THE EXERCISE => Starting from the top of the material, restate each line exactly until the line that contains "const yTicks = [0, 20, 40, 60, 80, 100];", which is also copied. Pictures are excluded.
[Start MATERIAL SUPPLIED]
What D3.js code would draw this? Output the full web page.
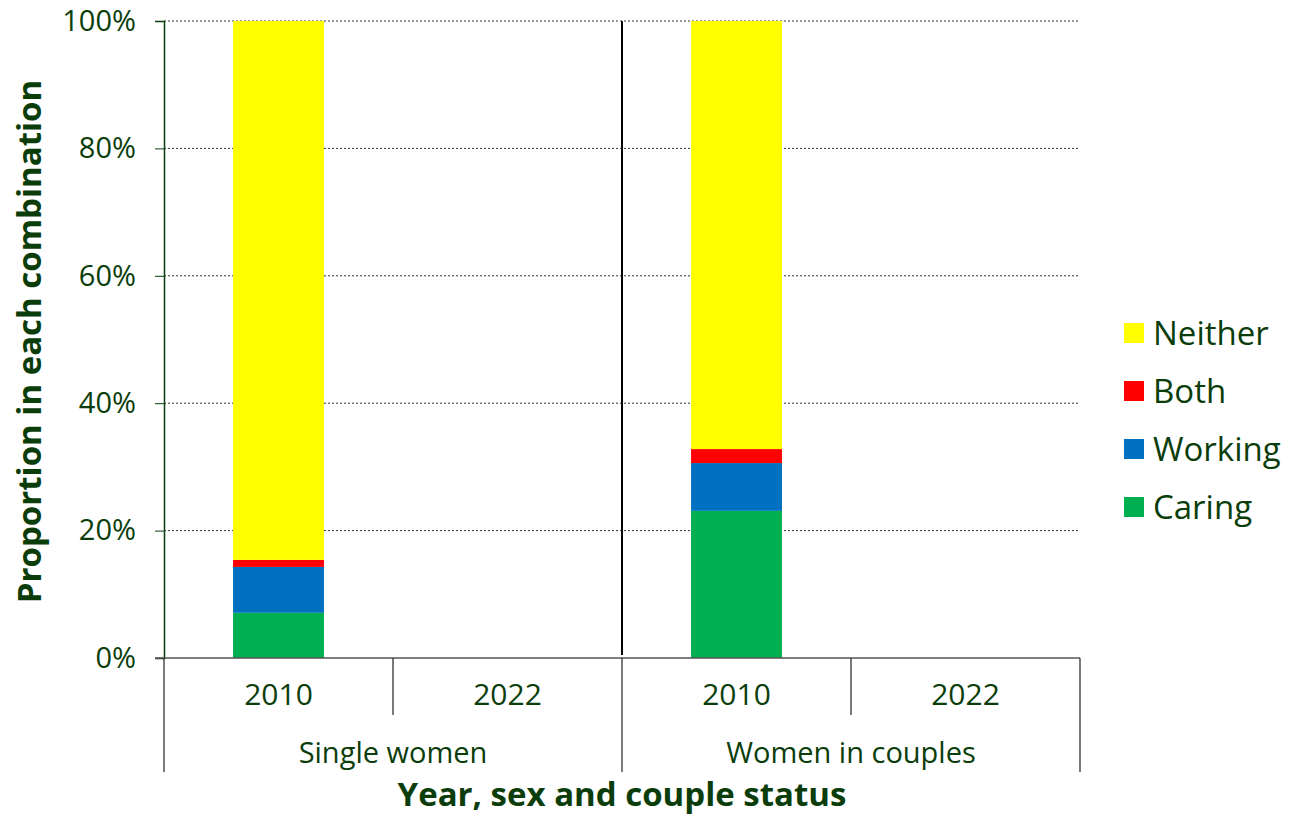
<!DOCTYPE html>
<html>
<head>
<meta charset="utf-8">
<script src="https://cdn.jsdelivr.net/npm/d3@7"></script>
<style>
  body { margin: 0; background: #fff; }
  text { font-family: "Open Sans", "Noto Sans", sans-serif; fill: #0b3d0b; }
</style>
</head>
<body>
<div id="chart"></div>
<script>
// Data
const groups = ["Single women", "Women in couples"];
const years = ["2010", "2022"];
const series = ["Caring", "Working", "Both", "Neither"];
const colors = ["#00B050", "#0070C0", "#FF0000", "#FFFF00"];
// values per bar (group|year), in percent; 2022 bars are empty
const caring  = [7.1, 0, 23.1, 0];
const working = [7.2, 0, 7.5, 0];
const both    = [1.1, 0, 2.2, 0];
const neither = [84.6, 0, 67.2, 0];
const yTicks = [0, 20, 40, 60, 80, 100];

const width = 1296, height = 816;
const margin = { top: 21, right: 216, bottom: 158, left: 164 };

const svg = d3.select("#chart").append("svg")
  .attr("width", width)
  .attr("height", height);

const keys = [];
groups.forEach(g => years.forEach(y => keys.push(g + "|" + y)));
const rows = keys.map((k, i) => ({
  key: k, Caring: caring[i], Working: working[i], Both: both[i], Neither: neither[i]
}));

const x = d3.scaleBand()
  .domain(keys)
  .range([margin.left, width - margin.right]);

const gx = d3.scaleBand()
  .domain(groups)
  .range([margin.left, width - margin.right]);

const y = d3.scaleLinear()
  .domain([0, 100])
  .range([height - margin.bottom, margin.top]);

const plotBottom = height - margin.bottom;
const plotRight = width - margin.right;

// Gridlines (dotted)
svg.append("g")
  .selectAll("line")
  .data(yTicks.filter(d => d > 0))
  .enter()
  .append("line")
  .attr("x1", margin.left)
  .attr("x2", plotRight)
  .attr("y1", d => y(d))
  .attr("y2", d => y(d))
  .attr("stroke", "#333")
  .attr("stroke-width", 1)
  .attr("stroke-dasharray", "2,2");

// Stacked bars
const stack = d3.stack().keys(series)(rows);
const barW = x.bandwidth() * 0.397;

svg.append("g")
  .selectAll("g")
  .data(stack)
  .enter()
  .append("g")
  .attr("fill", (d, i) => colors[i])
  .selectAll("rect")
  .data(d => d)
  .enter()
  .append("rect")
  .attr("x", d => x(d.data.key) + (x.bandwidth() - barW) / 2)
  .attr("width", barW)
  .attr("y", d => y(d[1]))
  .attr("height", d => y(d[0]) - y(d[1]));

// Separator between groups inside plot
svg.append("line")
  .attr("x1", gx(groups[1]))
  .attr("x2", gx(groups[1]))
  .attr("y1", margin.top)
  .attr("y2", plotBottom - 3)
  .attr("stroke", "#000")
  .attr("stroke-width", 2);

// Y axis
const yAxis = svg.append("g")
  .attr("transform", `translate(${margin.left},0)`)
  .call(d3.axisLeft(y).tickValues(yTicks).tickFormat(d => d + "%").tickSize(9).tickPadding(19));
yAxis.select(".domain").attr("stroke", "#0b3d0b").attr("stroke-width", 1.5);
yAxis.selectAll(".tick line").attr("stroke", "#0b3d0b");
yAxis.selectAll(".tick text")
  .style("font-size", "29px")
  .style("fill", "#0b3d0b");

// X axis baseline
svg.append("line")
  .attr("x1", margin.left - 9)
  .attr("x2", plotRight)
  .attr("y1", plotBottom)
  .attr("y2", plotBottom)
  .attr("stroke", "#555")
  .attr("stroke-width", 1.5);

// Category dividers: short between years, long between groups
const bounds = keys.map(k => x(k)).concat([plotRight]);
svg.append("g")
  .selectAll("line")
  .data(bounds)
  .enter()
  .append("line")
  .attr("x1", d => d)
  .attr("x2", d => d)
  .attr("y1", plotBottom)
  .attr("y2", (d, i) => i % 2 === 0 ? plotBottom + 114 : plotBottom + 57)
  .attr("stroke", "#222")
  .attr("stroke-width", 1.2);

// Year labels
svg.append("g")
  .selectAll("text")
  .data(keys)
  .enter()
  .append("text")
  .attr("x", d => x(d) + x.bandwidth() / 2)
  .attr("y", plotBottom + 47)
  .attr("text-anchor", "middle")
  .style("font-size", "30px")
  .text(d => d.split("|")[1]);

// Group labels
svg.append("g")
  .selectAll("text")
  .data(groups)
  .enter()
  .append("text")
  .attr("x", d => gx(d) + gx.bandwidth() / 2)
  .attr("y", plotBottom + 105)
  .attr("text-anchor", "middle")
  .style("font-size", "29px")
  .text(d => d);

// Axis titles
svg.append("text")
  .attr("x", (margin.left + plotRight) / 2)
  .attr("y", 806)
  .attr("text-anchor", "middle")
  .style("font-size", "33px")
  .style("font-weight", "bold")
  .text("Year, sex and couple status");

svg.append("text")
  .attr("transform", `translate(41,${(margin.top + plotBottom) / 2 + 2}) rotate(-90)`)
  .attr("text-anchor", "middle")
  .style("font-size", "33px")
  .style("font-weight", "bold")
  .text("Proportion in each combination");

// Legend (reverse order: Neither on top)
const legend = svg.append("g")
  .attr("transform", "translate(1124,333)");

const legendItems = series.slice().reverse();
legend.selectAll("rect")
  .data(legendItems)
  .enter()
  .append("rect")
  .attr("x", 0)
  .attr("y", (d, i) => i * 58 - 10)
  .attr("width", 20)
  .attr("height", 20)
  .attr("fill", d => colors[series.indexOf(d)]);

legend.selectAll("text")
  .data(legendItems)
  .enter()
  .append("text")
  .attr("x", 29)
  .attr("y", (d, i) => i * 58)
  .attr("dy", "0.35em")
  .style("font-size", "33px")
  .text(d => d);
</script>
</body>
</html>
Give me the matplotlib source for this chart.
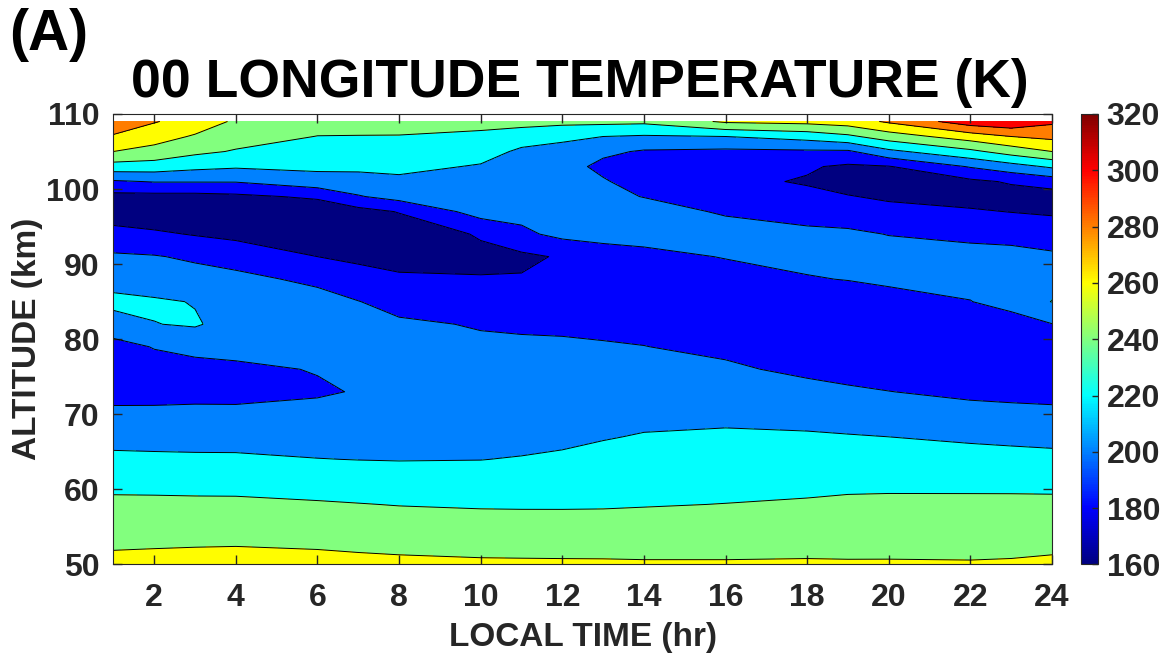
import numpy as np
import matplotlib.pyplot as plt
from matplotlib.colors import LinearSegmentedColormap, Normalize
from matplotlib.cm import ScalarMappable

plt.rcParams['font.family'] = ['Liberation Sans', 'DejaVu Sans']
plt.rcParams['font.weight'] = 'bold'

# grid: local time (hr) columns, altitude (km) rows
local_time = [1, 2, 3, 4, 6, 7, 8, 10, 11, 12, 13, 14, 16, 18, 19, 20, 22, 23, 24]
altitude = [50, 52, 55, 58, 61, 64, 67, 70, 73, 76, 79, 82, 85, 88, 91, 94,
            97, 99, 101, 103, 105, 107, 109]

# temperature profiles (K), bottom to top, one list per local time
t01 = [265, 259.7, 251.8, 244, 234.7, 224.2, 213.7, 203.2, 195, 190, 193, 212,
       225, 212.5, 202.5, 187.5, 168, 174, 197.6, 231.7, 260, 278, 293]
t02 = [265.7, 260.3, 252.1, 243.9, 234.4, 223.6, 213.3, 203.3, 195, 192, 201,
       219.5, 223, 207, 201.2, 183, 167, 174, 201, 230.8, 253.3, 268.4, 281.3]
t03 = [266, 260.8, 252.8, 243.6, 234, 223.2, 212.9, 204.1, 195, 193.3, 205.8,
       222, 219, 207.7, 197, 178.8, 167, 174, 201, 225.3, 244.1, 257.9, 271.7]
t04 = [267, 261.2, 252.4, 243.6, 233.7, 222.9, 213.2, 203.9, 195, 197, 205, 212,
       213, 204.9, 192.5, 175, 166, 176, 201, 222.3, 238.5, 248, 257]
t06 = [266, 260, 250.9, 241.8, 231.3, 220.4, 212.8, 205.4, 198, 200.8, 206, 209,
       207, 196, 180, 170, 167, 183, 212, 224, 231, 239.6, 248]
t07 = [264.8, 258.8, 249.7, 240.6, 230.2, 219.7, 212, 205, 201, 204, 207, 208,
       200.5, 188, 176, 168, 173, 198.5, 213, 223.9, 231.6, 239.4, 247]
t08 = [264, 257.8, 248.6, 239.4, 229.2, 219.3, 212, 206, 204, 205, 206, 203,
       193.4, 183.1, 173, 167, 181, 207, 216, 224.7, 232, 239.3, 246.5]
t10 = [262.8, 256.6, 247.4, 238.2, 228.9, 219.7, 213, 208, 206, 205, 203.5,
       198.6, 189.9, 181.2, 175, 182, 208, 210, 213, 218.5, 227, 236.3, 245.6]
t11 = [262.6, 256.4, 247.2, 238, 229.6, 221.1, 214, 209, 207, 205.5, 203, 197.5,
       189, 181.5, 176, 196, 206, 208, 210, 212, 217, 228, 248]
t12 = [262.4, 256.3, 247.1, 238, 230.8, 223.3, 215.5, 210, 208, 206, 203, 196.5,
       189, 184, 182, 205, 206, 205, 204, 208, 212, 225, 245]
t13 = [262.3, 256.2, 247.2, 238.2, 232.1, 225.5, 218.9, 212.5, 209, 206, 201.5,
       196, 189, 184, 186, 210, 208, 204, 202, 195, 204, 220, 245]
t14 = [261.9, 256, 247.3, 239, 233.1, 227.1, 221.2, 215.2, 211, 207, 200.3, 195,
       189, 185, 191, 212, 207, 199.5, 191, 192, 198, 218, 244]
t16 = [261.7, 256.4, 248.3, 240.3, 234.3, 228.4, 222.5, 216.2, 209.6, 202.9, 196,
       190, 186, 187, 201.5, 208, 198, 188, 184, 185, 196, 220, 263]
t18 = [261.9, 257.1, 249.9, 242.7, 233.2, 226.4, 222, 214.2, 205.9, 196.1, 189,
       184, 185, 198, 208, 204, 193, 184, 178.5, 182, 197, 227.7, 266]
t19 = [261.6, 257, 250.1, 243.2, 236, 228.6, 221.1, 212.1, 202.6, 194, 187, 182,
       184, 201, 207, 203, 191, 181, 172, 177, 197, 236, 270]
t20 = [261.6, 257.1, 250.4, 243.6, 236.2, 228.1, 220, 210.2, 200.3, 192, 185,
       181, 188, 206, 207, 199.5, 186, 177, 171, 179, 215.4, 250, 283]
t22 = [261.3, 256.9, 250.3, 243.7, 236, 226.8, 217.2, 206.7, 196, 189, 183, 182,
       199.5, 206, 206, 196, 182, 173, 176, 201.5, 235.4, 270, 311]
t23 = [261.8, 257.3, 250.6, 243.8, 235.8, 226, 215.9, 205.3, 195, 188, 182, 190,
       208, 211, 206, 194, 179.5, 172, 182, 212, 248.7, 280, 316]
t24 = [263.1, 258.3, 251.1, 243.9, 235.3, 225.1, 214.7, 204.1, 194.5, 187, 183,
       199.5, 220.5, 215, 203, 191, 177.5, 171, 189, 223, 260, 285.1, 303.7]

temps = np.column_stack([t01, t02, t03, t04, t06, t07, t08, t10, t11, t12, t13,
                         t14, t16, t18, t19, t20, t22, t23, t24])

levels = np.arange(160, 321, 20)

# MATLAB style jet
jet_m = LinearSegmentedColormap.from_list('jet_m', [
    (0.0, (0, 0, 0.5)), (0.125, (0, 0, 1)), (0.375, (0, 1, 1)),
    (0.625, (1, 1, 0)), (0.875, (1, 0, 0)), (1.0, (0.5, 0, 0))])
norm = Normalize(160, 320)
fill_colors = [jet_m(norm(lv)) for lv in levels[:-1]]

fig = plt.figure(figsize=(11.61, 6.58), dpi=100)
ax = fig.add_axes([0.0977, 0.1421, 0.8084, 0.6847])
cax = fig.add_axes([0.9308, 0.1421, 0.0152, 0.6847])

X, Y = np.meshgrid(local_time, altitude)
ax.contourf(X, Y, temps, levels=levels, colors=fill_colors)
ax.contour(X, Y, temps, levels=levels, colors='k', linewidths=0.7)

ax.set_xlim(1, 24)
ax.set_ylim(50, 110)
ax.set_xticks(np.arange(2, 25, 2))
ax.set_yticks(np.arange(50, 111, 10))
ax.tick_params(direction='in', top=True, right=True, length=6.5, width=1,
               labelsize=23, colors='#262626')
ax.tick_params(axis='x', pad=13)
ax.tick_params(axis='y', pad=10)
for s in ax.spines.values():
    s.set_color('#262626')
ax.set_xlabel('LOCAL TIME (hr)', fontsize=24, fontweight='bold', color='#262626', labelpad=7)
ax.set_ylabel('ALTITUDE (km)', fontsize=24, fontweight='bold', color='#262626', labelpad=2)

cb = fig.colorbar(ScalarMappable(norm=norm, cmap=jet_m), cax=cax)
cb.set_ticks(np.arange(160, 321, 20))
cax.tick_params(direction='in', length=4, width=1, labelsize=23, colors='#262626', pad=6)
cb.outline.set_edgecolor('#262626')

fig.text(580 / 1161, 1 - 97 / 658, '00 LONGITUDE TEMPERATURE (K)', fontsize=38.5,
         fontweight='bold', ha='center', va='baseline')
fig.text(9 / 1161, 1 - 50 / 658, '(A)', fontsize=41, fontweight='bold',
         ha='left', va='baseline')

fig.savefig('out.png', dpi=100)
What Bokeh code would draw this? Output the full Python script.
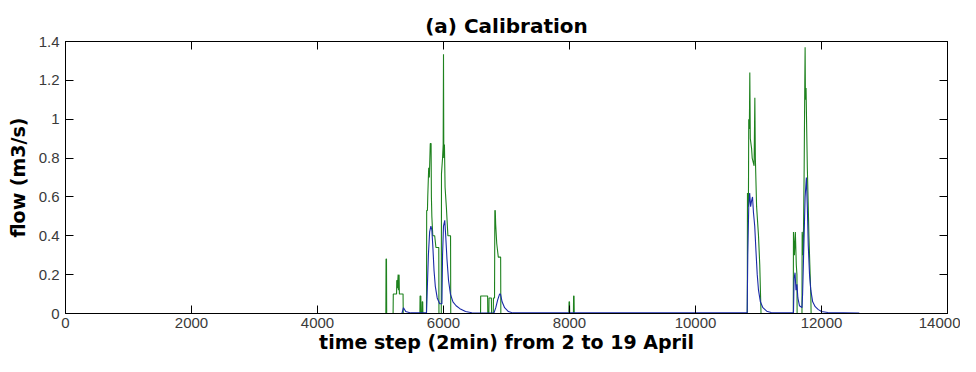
[End MATERIAL SUPPLIED]
RIGHT ANSWER =>
What D3.js code would draw this? Output the full web page.
<!DOCTYPE html>
<html>
<head>
<meta charset="utf-8">
<script src="https://cdn.jsdelivr.net/npm/d3@7"></script>
<style>
  body { margin: 0; background: #fff; }
  text { font-family: "Open Sans", "Noto Sans", sans-serif; fill: #0b3d0b; }
</style>
</head>
<body>
<div id="chart"></div>
<script>
// Data
const groups = ["Single women", "Women in couples"];
const years = ["2010", "2022"];
const series = ["Caring", "Working", "Both", "Neither"];
const colors = ["#00B050", "#0070C0", "#FF0000", "#FFFF00"];
// values per bar (group|year), in percent; 2022 bars are empty
const caring  = [7.1, 0, 23.1, 0];
const working = [7.2, 0, 7.5, 0];
const both    = [1.1, 0, 2.2, 0];
const neither = [84.6, 0, 67.2, 0];
const yTicks = [0, 20, 40, 60, 80, 100];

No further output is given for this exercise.